You know how to correctly spell and pronounce plantar fasciitis. I believe so, although I've heard it pronounced two ways and both times people claim their way is right. I can tell you it is part of your heel...I think?!?
You own more pairs of running socks than dress socks. SmartWool, of course.
You get jealous when you're driving in your car and pass runners. Not only that, I wonder how long they're going, what they're training for, and how they're feeling.
You spent more timing researching a running watch than you did your car. Plan to...next purchase, Garmin.
You're excited for your next birthday because it means you'll be in a new age group at road races. I guess so.

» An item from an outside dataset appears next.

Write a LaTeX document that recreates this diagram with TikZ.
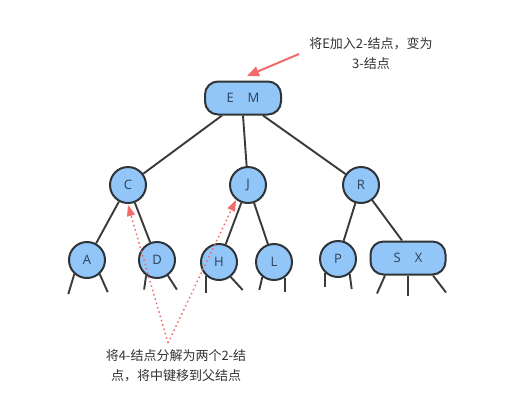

You spend more money on running clothes than work or casual clothes.
True
You frequently get asked, "When's your next race?" Not necessarily.
When you hear PR, you automatically think "personal record", not "public relations". True.
You pack more running clothes than bathing suits when going on a beach vacation. False...I love beachwear and have too much of it.
You have running clothes and an extra pair of running shoes in your car, "just in case." Now that is just crazy.
Your holiday wish list can be fulfilled at any running or sporting goods store. Becoming true.
You have several drawers dedicated to running shirts. Kind of, more so dedicated to athletic shirts (volleyball ones)
You get excited when the new Runner's World comes in the mail. Your Facebook or Twitter updates frequently involve running. Check.
Your only recent photos of you alone are race photos. Yep.
You always have your next race on the calendar. Uh huh.
Your runs are sometimes longer than your commute to work or school. And sometimes I even run to work:)
Your running partners know more about your bodily functions than your significant other. Wish this wasn't the case..."What happens with running buddies, stays with running buddies."